PTTCH will be offering a coupon (interest rate paid by the issuer to the holder) of 5.3% in the first three years and 6% in the last two years of its five-year bonds. The seven-year bonds will bear the same coupons for the first five years, before increasing to 6.45% in the sixth and seventh years. The bonds, which are due to be issued between December 1 and 3, are rated A+ by Fitch Ratings. Confidence in the float is clear, as it has been underwritten by several major banks, including Kasikornbank, Bangkok Bank and Siam Commercial.

PTTCH's issue is one of a series expected over the coming months. Later in November, the Bank of Ayudhya, Thailand's fifth-largest lender, of which General Electric (GE) owns a third, is expected to launch bonds worth $570m in its third bond floatation of the year. Ayudhya's most recent issue, in May, offered a coupon of 4.25% on two years and 4.5% on three-year bonds.

Several other issues are expected this month, including a $115m offer from Thanachart Capital, a holding firm largely involved in financial services; a $40m launch from Khon Kaen Sugar Industry; and a $14m offer from Thai Union Frozen, a tuna exporter.

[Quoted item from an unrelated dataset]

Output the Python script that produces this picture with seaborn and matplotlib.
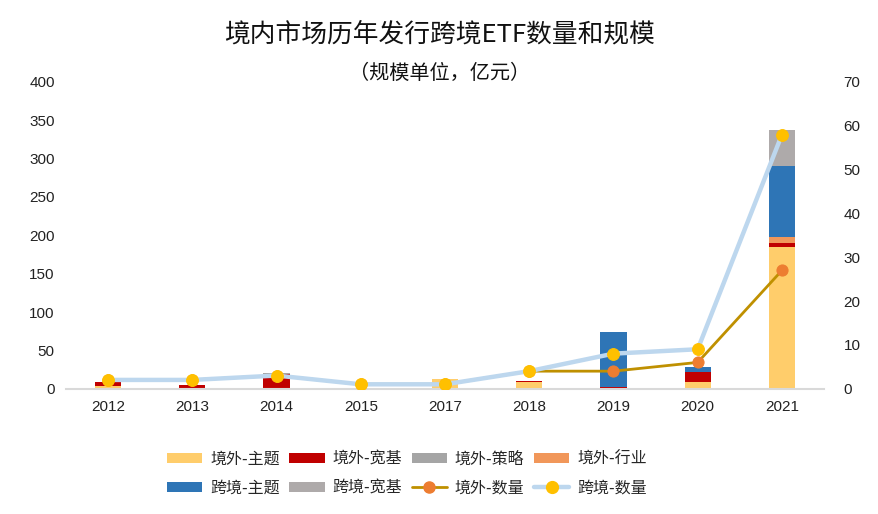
import matplotlib
matplotlib.use("Agg")
import matplotlib.pyplot as plt
import seaborn as sns
import pandas as pd
import numpy as np
from matplotlib.patches import Patch
from matplotlib.lines import Line2D

# 数据
years = ['2012', '2013', '2014', '2015', '2017', '2018', '2019', '2020', '2021']
jw_zhuti = [3, 0, 0, 0, 12, 9, 0, 9, 185]       # 境外-主题
jw_kuanji = [6, 5, 19, 0, 0, 1.5, 2.5, 13, 5.6]  # 境外-宽基
jw_celue = [0, 0, 1, 0, 0, 0, 0, 0, 0]           # 境外-策略
jw_hangye = [0, 0, 0, 0, 0, 0, 0, 0, 7.4]        # 境外-行业
kj_zhuti = [0, 0, 0, 0, 0, 0, 72, 6.5, 93]       # 跨境-主题
kj_kuanji = [0, 0, 0, 0, 0, 0, 0, 0, 46]         # 跨境-宽基
jw_count = [2, 2, 3, 1, 1, 4, 4, 6, 27]          # 境外-数量
kj_count = [2, 2, 3, 1, 1, 4, 8, 9, 58]          # 跨境-数量

bar_names = ['境外-主题', '境外-宽基', '境外-策略', '境外-行业', '跨境-主题', '跨境-宽基']
bar_colors = ['#FFCD6B', '#C00000', '#A5A5A5', '#F1975A', '#2E75B6', '#AEAAAA']

sns.set_theme(style="white")
plt.rcParams['font.family'] = ['Noto Sans CJK SC', 'DejaVu Sans']

fig = plt.figure(figsize=(8.79, 5.14), dpi=100)
ax = fig.add_axes([0.075, 0.2438, 0.8625, 0.5967])

series = [jw_zhuti, jw_kuanji, jw_celue, jw_hangye, kj_zhuti, kj_kuanji]
cum = np.cumsum(np.array(series), axis=0)
# 先画最高的累计值，再逐层覆盖
for i in range(len(series) - 1, -1, -1):
    sns.barplot(x=years, y=cum[i], color=bar_colors[i], width=0.31,
                saturation=1, ax=ax, zorder=2, linewidth=0, edgecolor='none')

ax.set_ylim(0, 400)
ax.set_yticks(range(0, 401, 50))
ax.set_xlim(-0.5, 8.5)
ax.set_xlabel('')
ax.set_ylabel('')
for s in ['top', 'right', 'left']:
    ax.spines[s].set_visible(False)
ax.spines['bottom'].set_color('#D9D9D9')
ax.spines['bottom'].set_linewidth(1.5)
ax.tick_params(axis='both', length=0, labelsize=11, pad=8)

ax2 = ax.twinx()
xpos = np.arange(len(years))
sns.lineplot(x=xpos, y=jw_count, ax=ax2, color='#BF9000', linewidth=2,
             marker='o', markersize=8, markerfacecolor='#ED7D31',
             markeredgecolor='#ED7D31', zorder=3)
sns.lineplot(x=xpos, y=kj_count, ax=ax2, color='#BDD7EE', linewidth=3.2,
             marker='o', markersize=8.5, markerfacecolor='#FFC000',
             markeredgecolor='#FFC000', zorder=4)
ax2.set_ylim(0, 70)
ax2.set_yticks(range(0, 71, 10))
ax2.set_xlim(-0.5, 8.5)
for s in ['top', 'right', 'left', 'bottom']:
    ax2.spines[s].set_visible(False)
ax2.tick_params(axis='y', length=0, labelsize=11, pad=14)
ax2.set_ylabel('')

for lab in ax.get_xticklabels() + ax.get_yticklabels() + ax2.get_yticklabels():
    lab.set_family(['Liberation Sans', 'DejaVu Sans'])
    lab.set_color('#222222')

fig.text(0.5, 0.933, '境内市场历年发行跨境ETF数量和规模', ha='center', va='center',
         fontsize=18.5, color='#111111')
fig.text(0.5, 0.858, '（规模单位，亿元）', ha='center', va='center',
         fontsize=14.5, color='#111111')

# 图例
handles = [Patch(facecolor=c, edgecolor='none') for c in bar_colors]
handles.append(Line2D([], [], color='#BF9000', lw=2, marker='o', markersize=8,
                      markerfacecolor='#ED7D31', markeredgecolor='#ED7D31'))
handles.append(Line2D([], [], color='#BDD7EE', lw=3.2, marker='o', markersize=8.5,
                      markerfacecolor='#FFC000', markeredgecolor='#FFC000'))
labels = bar_names + ['境外-数量', '跨境-数量']
order = [0, 4, 1, 5, 2, 6, 3, 7]
fig.legend([handles[i] for i in order], [labels[i] for i in order],
           loc='center', bbox_to_anchor=(0.463, 0.079), ncol=4, frameon=False,
           fontsize=11.5, handlelength=2.2, handleheight=0.55,
           columnspacing=0.6, handletextpad=0.5, labelspacing=0.75)

fig.savefig('out.png', dpi=100)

Additionally, by the end of the year, coalmining firm Banpu should issue three-year bonds worth $140m to fund debt refinancing, while state-owned Export-Import Bank will also launch a $140m offer in order to expand its lending business.

The recent surge in issues represents the strengthening of a long-term trend.

"The domestic bond market has gradually been developing over the past decade as major local companies have refinanced all funding through local bond issues," Vorapak Tanyawong, president of J.P. Morgan (Thailand), told OBG. "Therefore, the capital market has been greatly expanding through the corporate bond market and government bond market."

While a range of private issues comes onto the market, demand for public Thai bonds has soared in recent weeks in expectation of a cut in interest rates.

The Bank of Thailand (BoT) is widely expected to bring rates down by at least 25 basis points to 3.50% at its meeting on December 3. Even a cut of 50 basis points is far from out of the question, given the global credit crunch and the authorities' wish to keep the economy moving forward despite a global slowdown. Some even claim that an emergency cut in November is possible, though this seems unlikely.

On November 12, BoT Deputy Governor Bandid Nijathaworn indicated that a rate cut was seen as necessary, given easing inflationary pressures and the risks presented by an economic slowdown. Recent weeks have seen the price of oil drop dramatically, while the cost of food and commodities has also decreased - both contributing to falling inflation.

"Bonds have rallied to where I can't imagine. Today the long-end yields seem to be holding stable, but the auction results this morning were very upbeat," an unnamed bond dealer told the international press.

Yields on one-year, 15-day and 28-day central bank debt have fallen significantly in recent days. Additionally, the secondary market has seen yields narrowing - the ten-year bond yield fell to 3.88% on November 4, a ten-year low, while the one-year bond yield fell to a six-month low of 3.33%.

The rally of bond markets, both public and private, is indicative of renewed confidence in the future of the Thai economy, after some difficult months in which growth expectations had been trimmed, and despite the tightening of conventional bank lending. If yields continue to tighten in the medium term, it could be a strong sign that Thailand has weathered the worst of the credit crunch.